| Task instructions |
Up to and including the line containing "Chart.defaults.font.family = FONT;", please reproduce the lines of the listing below, starting from the top.

| Information shown |
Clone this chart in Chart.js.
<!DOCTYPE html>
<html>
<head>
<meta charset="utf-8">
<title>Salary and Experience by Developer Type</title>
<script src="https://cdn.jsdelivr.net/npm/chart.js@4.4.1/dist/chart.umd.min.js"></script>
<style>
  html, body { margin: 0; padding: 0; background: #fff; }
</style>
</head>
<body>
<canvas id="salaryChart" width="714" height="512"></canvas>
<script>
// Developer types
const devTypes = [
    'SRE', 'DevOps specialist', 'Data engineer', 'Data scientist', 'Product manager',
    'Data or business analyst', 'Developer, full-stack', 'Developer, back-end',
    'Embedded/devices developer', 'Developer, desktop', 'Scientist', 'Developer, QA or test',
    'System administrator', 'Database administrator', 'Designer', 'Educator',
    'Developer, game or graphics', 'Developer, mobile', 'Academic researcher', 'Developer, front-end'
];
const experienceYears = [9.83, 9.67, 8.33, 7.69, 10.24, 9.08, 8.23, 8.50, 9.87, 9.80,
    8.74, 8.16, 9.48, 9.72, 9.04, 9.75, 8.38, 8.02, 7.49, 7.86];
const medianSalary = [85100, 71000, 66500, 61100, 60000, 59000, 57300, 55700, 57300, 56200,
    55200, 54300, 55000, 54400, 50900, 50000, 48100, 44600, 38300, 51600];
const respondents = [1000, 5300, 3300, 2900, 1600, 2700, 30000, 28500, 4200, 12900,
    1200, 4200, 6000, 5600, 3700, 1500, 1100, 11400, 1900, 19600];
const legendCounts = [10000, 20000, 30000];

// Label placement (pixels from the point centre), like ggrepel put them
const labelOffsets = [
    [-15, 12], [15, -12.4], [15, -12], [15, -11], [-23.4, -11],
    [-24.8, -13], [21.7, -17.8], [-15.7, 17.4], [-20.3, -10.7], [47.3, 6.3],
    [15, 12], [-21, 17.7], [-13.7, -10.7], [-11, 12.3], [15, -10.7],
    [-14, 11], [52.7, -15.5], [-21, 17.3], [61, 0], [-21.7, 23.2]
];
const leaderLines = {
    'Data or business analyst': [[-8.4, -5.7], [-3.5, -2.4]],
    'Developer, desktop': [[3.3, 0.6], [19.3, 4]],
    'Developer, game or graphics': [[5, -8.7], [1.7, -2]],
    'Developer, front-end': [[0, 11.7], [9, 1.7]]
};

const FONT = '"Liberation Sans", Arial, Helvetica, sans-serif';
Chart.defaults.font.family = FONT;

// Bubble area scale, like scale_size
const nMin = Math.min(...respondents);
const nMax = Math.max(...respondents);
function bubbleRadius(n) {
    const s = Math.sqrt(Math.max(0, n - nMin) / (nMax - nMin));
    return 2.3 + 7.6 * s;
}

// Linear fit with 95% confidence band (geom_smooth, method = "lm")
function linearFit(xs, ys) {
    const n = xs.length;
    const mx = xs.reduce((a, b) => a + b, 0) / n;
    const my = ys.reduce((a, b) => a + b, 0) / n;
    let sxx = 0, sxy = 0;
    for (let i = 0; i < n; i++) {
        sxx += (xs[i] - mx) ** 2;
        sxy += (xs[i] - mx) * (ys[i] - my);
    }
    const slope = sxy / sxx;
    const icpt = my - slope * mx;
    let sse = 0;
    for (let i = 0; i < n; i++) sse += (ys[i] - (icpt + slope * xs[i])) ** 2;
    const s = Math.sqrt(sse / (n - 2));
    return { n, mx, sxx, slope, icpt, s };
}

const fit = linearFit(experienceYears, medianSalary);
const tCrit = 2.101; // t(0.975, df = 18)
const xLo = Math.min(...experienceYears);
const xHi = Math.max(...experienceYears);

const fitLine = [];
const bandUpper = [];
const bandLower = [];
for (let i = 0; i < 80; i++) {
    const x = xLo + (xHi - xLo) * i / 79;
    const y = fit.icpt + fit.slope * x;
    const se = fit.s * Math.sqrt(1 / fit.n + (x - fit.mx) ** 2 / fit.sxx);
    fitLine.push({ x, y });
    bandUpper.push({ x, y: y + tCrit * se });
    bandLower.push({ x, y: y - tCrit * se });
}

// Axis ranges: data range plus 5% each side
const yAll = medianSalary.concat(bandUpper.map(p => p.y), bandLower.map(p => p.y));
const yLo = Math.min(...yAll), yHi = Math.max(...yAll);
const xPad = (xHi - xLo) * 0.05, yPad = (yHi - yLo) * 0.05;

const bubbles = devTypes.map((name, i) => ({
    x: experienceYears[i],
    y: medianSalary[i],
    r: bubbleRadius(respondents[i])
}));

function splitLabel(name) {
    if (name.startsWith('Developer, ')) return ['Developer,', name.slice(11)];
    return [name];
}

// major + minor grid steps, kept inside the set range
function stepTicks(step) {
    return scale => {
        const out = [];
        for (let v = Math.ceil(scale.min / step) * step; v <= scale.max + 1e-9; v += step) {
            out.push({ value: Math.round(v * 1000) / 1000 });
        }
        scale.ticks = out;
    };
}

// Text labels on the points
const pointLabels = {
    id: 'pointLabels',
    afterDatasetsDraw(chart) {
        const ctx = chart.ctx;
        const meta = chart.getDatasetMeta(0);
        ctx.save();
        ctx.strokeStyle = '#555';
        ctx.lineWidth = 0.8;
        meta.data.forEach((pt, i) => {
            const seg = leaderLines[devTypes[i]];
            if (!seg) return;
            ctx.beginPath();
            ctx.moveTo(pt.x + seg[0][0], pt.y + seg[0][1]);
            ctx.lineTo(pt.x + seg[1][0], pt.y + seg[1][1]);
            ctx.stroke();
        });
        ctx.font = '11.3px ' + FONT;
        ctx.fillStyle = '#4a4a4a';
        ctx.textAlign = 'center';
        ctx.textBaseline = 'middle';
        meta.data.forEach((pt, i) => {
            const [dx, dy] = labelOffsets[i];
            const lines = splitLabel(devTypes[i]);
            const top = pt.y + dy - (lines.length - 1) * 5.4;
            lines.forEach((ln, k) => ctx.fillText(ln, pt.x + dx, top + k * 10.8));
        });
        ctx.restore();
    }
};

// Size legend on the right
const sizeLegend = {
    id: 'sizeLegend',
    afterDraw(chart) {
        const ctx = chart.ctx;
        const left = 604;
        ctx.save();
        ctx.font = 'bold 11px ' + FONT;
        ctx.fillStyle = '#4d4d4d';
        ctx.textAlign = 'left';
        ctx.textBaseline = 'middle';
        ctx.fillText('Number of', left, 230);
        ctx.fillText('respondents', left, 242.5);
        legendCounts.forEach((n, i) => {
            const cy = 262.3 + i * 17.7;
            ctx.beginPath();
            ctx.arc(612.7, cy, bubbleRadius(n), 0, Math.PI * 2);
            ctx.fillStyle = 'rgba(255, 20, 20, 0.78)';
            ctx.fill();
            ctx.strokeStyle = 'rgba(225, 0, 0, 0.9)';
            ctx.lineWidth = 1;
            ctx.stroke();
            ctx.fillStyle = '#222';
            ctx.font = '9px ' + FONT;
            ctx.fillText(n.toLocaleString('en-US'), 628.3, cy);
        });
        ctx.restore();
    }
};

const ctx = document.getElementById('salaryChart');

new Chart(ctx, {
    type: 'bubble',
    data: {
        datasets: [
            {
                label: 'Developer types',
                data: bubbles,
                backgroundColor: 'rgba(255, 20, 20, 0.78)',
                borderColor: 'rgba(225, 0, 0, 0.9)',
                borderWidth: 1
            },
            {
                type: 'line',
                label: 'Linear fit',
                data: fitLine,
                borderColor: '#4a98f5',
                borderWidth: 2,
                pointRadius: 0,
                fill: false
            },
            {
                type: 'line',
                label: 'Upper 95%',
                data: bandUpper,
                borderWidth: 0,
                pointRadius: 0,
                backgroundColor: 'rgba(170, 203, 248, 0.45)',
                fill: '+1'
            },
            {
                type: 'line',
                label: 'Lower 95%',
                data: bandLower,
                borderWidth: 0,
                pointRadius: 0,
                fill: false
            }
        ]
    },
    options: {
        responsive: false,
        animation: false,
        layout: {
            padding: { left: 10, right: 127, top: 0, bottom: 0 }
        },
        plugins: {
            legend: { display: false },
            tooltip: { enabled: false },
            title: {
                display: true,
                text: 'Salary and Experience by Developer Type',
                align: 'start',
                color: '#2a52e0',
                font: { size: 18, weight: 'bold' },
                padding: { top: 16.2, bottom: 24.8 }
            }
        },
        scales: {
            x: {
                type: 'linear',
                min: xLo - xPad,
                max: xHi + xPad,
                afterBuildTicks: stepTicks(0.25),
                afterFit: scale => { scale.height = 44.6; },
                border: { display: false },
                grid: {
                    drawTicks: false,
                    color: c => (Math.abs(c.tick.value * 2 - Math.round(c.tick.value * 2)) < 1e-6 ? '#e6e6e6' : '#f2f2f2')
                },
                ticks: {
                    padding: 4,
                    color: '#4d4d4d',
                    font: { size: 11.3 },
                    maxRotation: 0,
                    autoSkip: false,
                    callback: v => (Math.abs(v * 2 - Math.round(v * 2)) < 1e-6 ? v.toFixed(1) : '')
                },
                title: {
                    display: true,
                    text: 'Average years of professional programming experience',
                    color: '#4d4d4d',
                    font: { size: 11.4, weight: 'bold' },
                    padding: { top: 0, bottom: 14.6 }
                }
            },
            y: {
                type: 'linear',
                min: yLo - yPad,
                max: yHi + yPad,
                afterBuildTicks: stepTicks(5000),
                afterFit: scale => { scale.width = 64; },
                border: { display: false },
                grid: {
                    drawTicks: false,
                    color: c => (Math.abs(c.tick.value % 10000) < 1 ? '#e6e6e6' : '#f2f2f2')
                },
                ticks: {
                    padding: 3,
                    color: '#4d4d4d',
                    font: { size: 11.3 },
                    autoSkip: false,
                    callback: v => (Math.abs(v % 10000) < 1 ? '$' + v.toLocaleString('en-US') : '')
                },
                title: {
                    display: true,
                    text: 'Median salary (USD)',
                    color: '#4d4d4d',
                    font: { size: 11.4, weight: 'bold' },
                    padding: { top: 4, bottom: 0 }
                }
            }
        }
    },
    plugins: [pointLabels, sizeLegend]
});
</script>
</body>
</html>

| Written reply |
Clone this chart in Chart.js.
<!DOCTYPE html>
<html>
<head>
<meta charset="utf-8">
<title>Salary and Experience by Developer Type</title>
<script src="https://cdn.jsdelivr.net/npm/chart.js@4.4.1/dist/chart.umd.min.js"></script>
<style>
  html, body { margin: 0; padding: 0; background: #fff; }
</style>
</head>
<body>
<canvas id="salaryChart" width="714" height="512"></canvas>
<script>
// Developer types
const devTypes = [
    'SRE', 'DevOps specialist', 'Data engineer', 'Data scientist', 'Product manager',
    'Data or business analyst', 'Developer, full-stack', 'Developer, back-end',
    'Embedded/devices developer', 'Developer, desktop', 'Scientist', 'Developer, QA or test',
    'System administrator', 'Database administrator', 'Designer', 'Educator',
    'Developer, game or graphics', 'Developer, mobile', 'Academic researcher', 'Developer, front-end'
];
const experienceYears = [9.83, 9.67, 8.33, 7.69, 10.24, 9.08, 8.23, 8.50, 9.87, 9.80,
    8.74, 8.16, 9.48, 9.72, 9.04, 9.75, 8.38, 8.02, 7.49, 7.86];
const medianSalary = [85100, 71000, 66500, 61100, 60000, 59000, 57300, 55700, 57300, 56200,
    55200, 54300, 55000, 54400, 50900, 50000, 48100, 44600, 38300, 51600];
const respondents = [1000, 5300, 3300, 2900, 1600, 2700, 30000, 28500, 4200, 12900,
    1200, 4200, 6000, 5600, 3700, 1500, 1100, 11400, 1900, 19600];
const legendCounts = [10000, 20000, 30000];

// Label placement (pixels from the point centre), like ggrepel put them
const labelOffsets = [
    [-15, 12], [15, -12.4], [15, -12], [15, -11], [-23.4, -11],
    [-24.8, -13], [21.7, -17.8], [-15.7, 17.4], [-20.3, -10.7], [47.3, 6.3],
    [15, 12], [-21, 17.7], [-13.7, -10.7], [-11, 12.3], [15, -10.7],
    [-14, 11], [52.7, -15.5], [-21, 17.3], [61, 0], [-21.7, 23.2]
];
const leaderLines = {
    'Data or business analyst': [[-8.4, -5.7], [-3.5, -2.4]],
    'Developer, desktop': [[3.3, 0.6], [19.3, 4]],
    'Developer, game or graphics': [[5, -8.7], [1.7, -2]],
    'Developer, front-end': [[0, 11.7], [9, 1.7]]
};

const FONT = '"Liberation Sans", Arial, Helvetica, sans-serif';
Chart.defaults.font.family = FONT;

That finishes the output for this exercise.